:: What the task requires ::
Pictures are not part of the copy. Retype the lines from the first one through the line that contains "var freq = [0.13, 0.16, 0.196, 0.288, 0.38, 0.5, 0.686];".

:: Provided data ::

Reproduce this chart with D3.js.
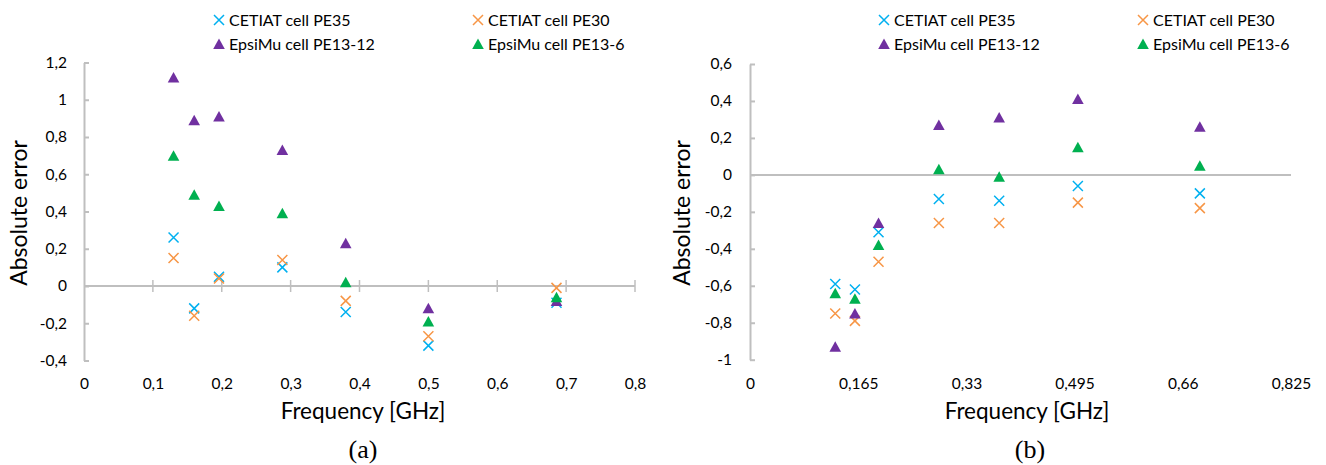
<!DOCTYPE html>
<html>
<head>
<meta charset="utf-8">
<script src="https://cdn.jsdelivr.net/npm/d3@7"></script>
<style>
  body { margin: 0; background: #fff; }
  text { font-family: Lato, "Open Sans", sans-serif; fill: #000; }
</style>
</head>
<body>
<div id="chart"></div>
<script>
// frequencies [GHz] (same for both panels)
var freq = [0.13, 0.16, 0.196, 0.288, 0.38, 0.5, 0.686];

// panel (a)
var pe35A = [0.26, -0.12, 0.05, 0.10, -0.14, -0.32, -0.09];
var pe30A = [0.15, -0.16, 0.04, 0.14, -0.08, -0.27, -0.01];
var pe1312A = [1.12, 0.89, 0.91, 0.73, 0.23, -0.12, -0.08];
var pe136A = [0.70, 0.49, 0.43, 0.39, 0.02, -0.19, -0.06];

// panel (b)
var pe35B = [-0.59, -0.62, -0.31, -0.13, -0.14, -0.06, -0.10];
var pe30B = [-0.75, -0.79, -0.47, -0.26, -0.26, -0.15, -0.18];
var pe1312B = [-0.93, -0.75, -0.26, 0.27, 0.31, 0.41, 0.26];
var pe136B = [-0.64, -0.67, -0.38, 0.03, -0.01, 0.15, 0.05];

var seriesNames = ["CETIAT cell PE35", "CETIAT cell PE30", "EpsiMu cell PE13-12", "EpsiMu cell PE13-6"];
var seriesColors = ["#00b0f0", "#f79646", "#7030a0", "#00b050"];
var seriesShapes = ["x", "x", "tri", "tri"];

var xTicksA = [0, 0.1, 0.2, 0.3, 0.4, 0.5, 0.6, 0.7, 0.8];
var yTicksA = [-0.4, -0.2, 0, 0.2, 0.4, 0.6, 0.8, 1, 1.2];
var xTicksB = [0, 0.165, 0.33, 0.495, 0.66, 0.825];
var yTicksB = [-1, -0.8, -0.6, -0.4, -0.2, 0, 0.2, 0.4, 0.6];

var svg = d3
  .select("#chart")
  .append("svg")
  .attr("width", 1326)
  .attr("height", 465);

function comma(d) {
  return String(d).replace(".", ",");
}

function marker(g, shape, color) {
  if (shape == "x") {
    g.append("path")
      .attr("d", "M-5,-5L5,5M-5,5L5,-5")
      .attr("stroke", color)
      .attr("stroke-width", 1.5)
      .attr("fill", "none");
  } else {
    g.append("path")
      .attr("d", "M0,-5.5L5.8,5L-5.8,5Z")
      .attr("fill", color);
  }
}

function panel(opt) {
  var x = d3.scaleLinear().domain(opt.xDomain).range(opt.xRange);
  var y = d3.scaleLinear().domain(opt.yDomain).range(opt.yRange);
  var g = svg.append("g");
  var axisColor = "#bfbfbf";

  // y axis
  var yAxis = d3
    .axisLeft(y)
    .tickValues(opt.yTicks)
    .tickFormat(comma)
    .tickSizeInner(-5)
    .tickSizeOuter(0)
    .tickPadding(opt.yPad);
  var ya = g.append("g").attr("transform", "translate(" + opt.xRange[0] + ",0)").call(yAxis);
  ya.select(".domain").attr("stroke", axisColor).attr("stroke-width", 2);
  ya.selectAll(".tick line").attr("stroke", axisColor).attr("stroke-width", 2);
  ya.selectAll(".tick text").style("font-size", "15.5px").attr("font-family", null);

  // zero line
  var zl = g.append("g").attr("transform", "translate(0," + y(0) + ")");
  zl.append("line")
    .attr("x1", opt.xRange[0])
    .attr("x2", opt.xRange[1])
    .attr("stroke", axisColor)
    .attr("stroke-width", 2);
  if (opt.zeroTicks) {
    zl.selectAll("line.tk")
      .data(opt.xTicks.slice(1))
      .enter()
      .append("line")
      .attr("class", "tk")
      .attr("x1", function (d) { return x(d); })
      .attr("x2", function (d) { return x(d); })
      .attr("y1", -6)
      .attr("y2", 6)
      .attr("stroke", axisColor)
      .attr("stroke-width", 1.5);
  }

  // x labels at the bottom
  var xAxis = d3
    .axisBottom(x)
    .tickValues(opt.xTicks)
    .tickFormat(comma)
    .tickSize(0)
    .tickPadding(3);
  var xa = g.append("g").attr("transform", "translate(0,375)").call(xAxis);
  xa.select(".domain").remove();
  xa.selectAll(".tick text").style("font-size", "15.5px").attr("font-family", null);

  // points
  opt.series.forEach(function (vals, s) {
    g.append("g")
      .selectAll("g")
      .data(vals)
      .enter()
      .append("g")
      .attr("transform", function (d, i) {
        return "translate(" + x(freq[i]) + "," + y(d) + ")";
      })
      .each(function () {
        marker(d3.select(this), seriesShapes[s], seriesColors[s]);
      });
  });

  // titles
  g.append("text")
    .attr("transform", "translate(" + opt.yTitleX + ",213) rotate(-90)")
    .attr("text-anchor", "middle")
    .attr("dy", "0.35em")
    .style("font-size", "23px")
    .text("Absolute error");
  g.append("text")
    .attr("x", opt.xTitleX)
    .attr("y", 419)
    .attr("text-anchor", "middle")
    .style("font-size", "22.5px")
    .text("Frequency [GHz]");
  g.append("text")
    .attr("x", opt.capX)
    .attr("y", 458)
    .attr("text-anchor", "middle")
    .style("font-family", "'Liberation Serif', serif")
    .style("font-size", "26px")
    .text(opt.caption);

  // legend
  var lx = [opt.legendX, opt.legendX + 259];
  var ly = [20, 44];
  seriesNames.forEach(function (name, s) {
    var px = lx[s % 2];
    var py = ly[Math.floor(s / 2)];
    var lg = g.append("g").attr("transform", "translate(" + px + "," + py + ")");
    marker(lg, seriesShapes[s], seriesColors[s]);
    lg.append("text")
      .attr("x", 10)
      .attr("dy", "0.35em")
      .style("font-size", "16px")
      .text(name);
  });
}

panel({
  xDomain: [0, 0.8], xRange: [84, 635],
  yDomain: [-0.4, 1.2], yRange: [360.5, 62.5],
  xTicks: xTicksA, yTicks: yTicksA, yPad: 17, zeroTicks: true,
  series: [pe35A, pe30A, pe1312A, pe136A],
  yTitleX: 19, xTitleX: 363, capX: 363, caption: "(a)", legendX: 219
});

panel({
  xDomain: [0, 0.825], xRange: [750, 1291],
  yDomain: [-1, 0.6], yRange: [359.7, 64],
  xTicks: xTicksB, yTicks: yTicksB, yPad: 18, zeroTicks: false,
  series: [pe35B, pe30B, pe1312B, pe136B],
  yTitleX: 682, xTitleX: 1027, capX: 1030, caption: "(b)", legendX: 884
});
</script>
</body>
</html>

:: The output ::
Reproduce this chart with D3.js.
<!DOCTYPE html>
<html>
<head>
<meta charset="utf-8">
<script src="https://cdn.jsdelivr.net/npm/d3@7"></script>
<style>
  body { margin: 0; background: #fff; }
  text { font-family: Lato, "Open Sans", sans-serif; fill: #000; }
</style>
</head>
<body>
<div id="chart"></div>
<script>
// frequencies [GHz] (same for both panels)
var freq = [0.13, 0.16, 0.196, 0.288, 0.38, 0.5, 0.686];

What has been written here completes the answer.